8. Redeemability : Not redeemable for cash, except upon occurrence of an event of default as provided in the deed poll or repurchase of the CLS by ASB for cancellation from the CLS holders at a price equivalent to a yield of 9% per annum after taking into consideration the proceeds received by the loan stock holders from the Proposed ROS and the total interest received on the CLS as at the date of repurchase.

Unless previously converted, all outstanding CLS will be mandatorily converted by the Company into new stock units of RM1.00 each in ASB on the Maturity Date.
9. Listing : The CLS will not be listed on any stock exchange. Application will be made to the KLSE for the listing of and quotation for the new stock units of RM1.00 each in ASB arising from the conversion of CLS.


Table 3: Indicative terms of the Warrants
 
1. Form : The Warrants shall be issued in registered form and constituted by a Deed Poll.
2. Tenure : Three (3) years.
3. Expiry Date : Three (3) years from the date of issue of the Warrants.
4. Subscription Rights : Each Warrant will entitle the registered holder during the Exercise Period to subscribe for one (1) new ordinary stock unit of RM1.00 each in ASB at the Exercise Price, subject to adjustments in accordance with the provisions of the Deed Poll.
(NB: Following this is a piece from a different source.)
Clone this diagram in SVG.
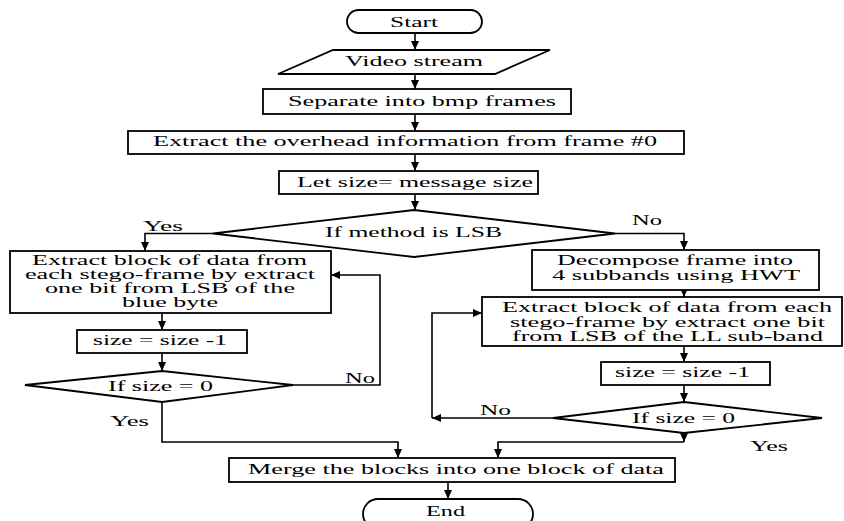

5. Proposed Exercise Price : Subject to the approvals of the relevant authorities and adjustments under certain circumstances in accordance with the Deed Poll, the proposed exercise price shall be RM1.00 for each new stock unit in ASB payable in full upon the exercise of each Warrant.
6. Exercise Period : The Warrants may be exercised at any time from the date of issue of the Warrants up to the Expiry Date. Warrants not exercised during the Exercise Period will thereafter lapse and cease to be valid.
7. Listing : Application will be made to the KLSE for the listing of and quotation for the Warrants and the new stock units of RM1.00 each in ASB arising from the exercise of Warrants.
8. Underwriting : The Warrants will be fully underwritten for purposes of the Proposed ROS.